# Wear engagement ring during and after wedding?



## toffee87

Will you wear your engagement ring on your wedding day? And what about after? My metals look different, and I do like simplicity, so I'm thinking just the wedding band :) I'll have worn my engagement ring for 2.5 years x


----------



## Feltzy

I think I'll wear my engagement ring on my right hand during the day and and then put it on above my wedding band after we're married. I have quite a plain solitaire engagament ring and I want a plain band to go with it. I know women who just wear a wedding band though, its down to what you want really I don't think there's a right or wrong.


----------



## Perfect_pink

I wore my engagement ring on my right hand untill after i got married then put it on with my wedding ring, where its stayed every since x


----------



## xMissxZoiex

Im going to wear mine on my right hand when we get married then moving it onto the top of my wedding ring. I was going to wear it perminantly on my right hand but i only decided against it because i like to wear fashion and costume jewellery :) x


----------



## michyk84

hadnt really thought about it guess on right hand for day


----------



## sarahh

I am wearing my engagement ring on my right hand during the ceremony and then I will put in back on my left hand where it shall stay for the time being :)


----------



## amjon

I planned to put it on my right hand for the ceremony, then move it after hubby put on my wedding band, but I forgot until I was already down the aisle. I quickly moved it while we were standing on the alter before we exchanged rings. (Hope nobody noticed. ;) )


----------



## kintenda

amjon said:


> I planned to put it on my right hand for the ceremony, then move it after hubby put on my wedding band, but I forgot until I was already down the aisle.

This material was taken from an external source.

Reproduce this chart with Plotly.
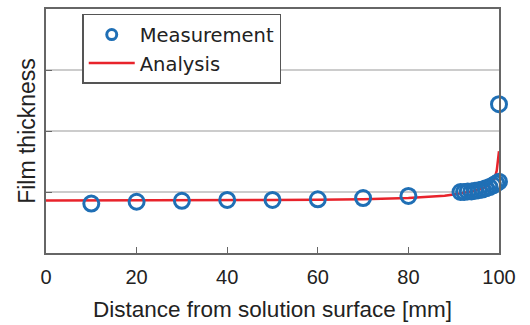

I quickly moved it while we were standing on the alter before we exchanged rings. (Hope nobody noticed. ;) )

This happened to me too, ha! I put mine on my right hand at the altar then moved it back after we exchanged rings. Had it replated before the wedding so that it was nice and shiny! I can only wear a wedding ring for my job so I wanted to be able to wear it for the wedding (I put it on as often as I can outside of work!). I have co-ordinating rings though so I'm not sure if I would have worn both if they clashed! :) xx


----------



## dizzy65

im not going to wear mine during the cermonie but i will after.. they sort of match they look good together any way.. im just going to have my engagement ring cleaned so it doesnt look so pale compared to my wedding wring! :) ive been wearing mine since 09.. with the exception of when i was pregnant and couldnt fit into it hehe!


----------



## amamtl

I haven't been wearing my engagement ring since the wedding in September, but it was a joke ring (about 20 bucks). My wedding band is a semi-eternity so it has diamonds on it and I feel it is nice by itself.

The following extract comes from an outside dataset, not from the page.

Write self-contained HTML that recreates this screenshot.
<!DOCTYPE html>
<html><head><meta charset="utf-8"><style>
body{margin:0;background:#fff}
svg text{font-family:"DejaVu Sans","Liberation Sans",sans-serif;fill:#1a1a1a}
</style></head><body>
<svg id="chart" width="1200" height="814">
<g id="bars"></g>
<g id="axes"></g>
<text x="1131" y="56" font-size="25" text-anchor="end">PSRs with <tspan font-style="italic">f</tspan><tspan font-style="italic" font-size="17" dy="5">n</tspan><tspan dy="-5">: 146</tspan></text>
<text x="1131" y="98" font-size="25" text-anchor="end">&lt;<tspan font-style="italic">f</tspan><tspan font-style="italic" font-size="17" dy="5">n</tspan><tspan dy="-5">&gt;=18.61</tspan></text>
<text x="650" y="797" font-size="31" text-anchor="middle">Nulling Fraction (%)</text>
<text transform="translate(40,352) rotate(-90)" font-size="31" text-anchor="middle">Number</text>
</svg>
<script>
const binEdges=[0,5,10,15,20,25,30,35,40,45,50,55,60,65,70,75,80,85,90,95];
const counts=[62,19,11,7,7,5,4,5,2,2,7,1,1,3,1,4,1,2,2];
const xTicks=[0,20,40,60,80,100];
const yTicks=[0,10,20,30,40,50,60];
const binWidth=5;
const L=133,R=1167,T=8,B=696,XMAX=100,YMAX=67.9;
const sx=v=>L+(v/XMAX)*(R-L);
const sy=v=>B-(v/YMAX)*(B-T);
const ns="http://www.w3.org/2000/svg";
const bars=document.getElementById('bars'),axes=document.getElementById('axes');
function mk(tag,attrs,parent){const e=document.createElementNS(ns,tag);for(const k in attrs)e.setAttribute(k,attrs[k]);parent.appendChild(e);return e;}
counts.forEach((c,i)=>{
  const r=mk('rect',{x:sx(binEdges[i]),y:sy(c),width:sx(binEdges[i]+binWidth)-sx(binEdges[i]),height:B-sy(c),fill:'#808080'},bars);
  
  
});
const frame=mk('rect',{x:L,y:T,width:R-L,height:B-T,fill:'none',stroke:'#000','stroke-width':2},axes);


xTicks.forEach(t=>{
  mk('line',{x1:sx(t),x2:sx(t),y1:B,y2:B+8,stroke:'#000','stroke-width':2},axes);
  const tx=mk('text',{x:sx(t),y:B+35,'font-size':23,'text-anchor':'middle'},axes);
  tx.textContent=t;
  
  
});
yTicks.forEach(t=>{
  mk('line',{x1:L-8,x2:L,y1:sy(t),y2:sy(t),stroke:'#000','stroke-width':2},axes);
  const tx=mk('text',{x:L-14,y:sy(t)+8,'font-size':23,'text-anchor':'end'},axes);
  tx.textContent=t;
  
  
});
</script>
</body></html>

From what I have heard, you wear your engagement ring on your right hand and switch it to your left hand after the ceremony or you just don't wear it the day of and you start wearing it again the day after.


----------



## chelseaharvey

I shall ve wearing my enagament ring once we are married

The metal & the rings match very well its why i went for what i did as i wanted it to match


----------



## Tiff

I wore my engagement band on my right hand for the ceremony and moved it to my left hand while we were seated signing the register. :flower:

I wear both together. :)


----------



## CanadianMaple

On my right hand during the ceremony, left, above the wedding band, after the wedding.


----------



## dani_tinks

The plan is to move it over to my right hand for the ceremony, then move it back to my left when signing the register. Its slightly big on my right hand though so im a little worried it'll fall off!


----------



## comotion89

I'm currently wearing my commitment ring, engagement ring on together n I'll be having a 3mm court paladium wedding band with it


----------



## Lauren25

I never even thought about it! I think I'll wear it on my right hand like some of the other ladies have said


----------



## dizzybaby

My wedding band has been made to fit around my e-ring so Im not sure what to do with it yet as it will look odd on its own iyswim? I have seen connecter things that could link the rings together temporarily for the ceremony but not sure on that idea yet


----------



## cupcakekate

i wore my engagement ring on my other hand while we were getting married and then swapped it afterwards, i now wear both together :) xxx


----------



## Hayley90

i need to get mine adjusted or it'll fall off if its on top of my wedding ring :wacko:

but yes, i was planning on moving mine to the other hand then switching back :)


----------



## jms895

I will wear mine on my right hand during the ceremony and then transfer it over later x


----------



## thestarsfall

Prolly will wear it on the right hand and switch it over after the ceremony, but I need to wear the engagement ring closer to the hand because it's slightly too big, but not big enough that resizing could be done. My wedding band fits perfectly though.


----------



## michyk84

I wore engagement ring on right hand (which felt so strange) then when we sat down to our wedding breakfast swapped it over to sit above wedding ring :D


----------



## Olivette

I'm going to ask my Dad to keep hold of my engagement ring during the ceremony. We discovered it doesn't fit on my right hand (otherwise we would have also put it onto my right hand and moved it across)! x


----------



## KittieB

I think I will wear mine on my right hand and then switch it over :)


----------



## Erinsmummy

I think i will just keep it on my left hand and then Oh can just put wedding band on top of it.. Thats what im thinking lol


----------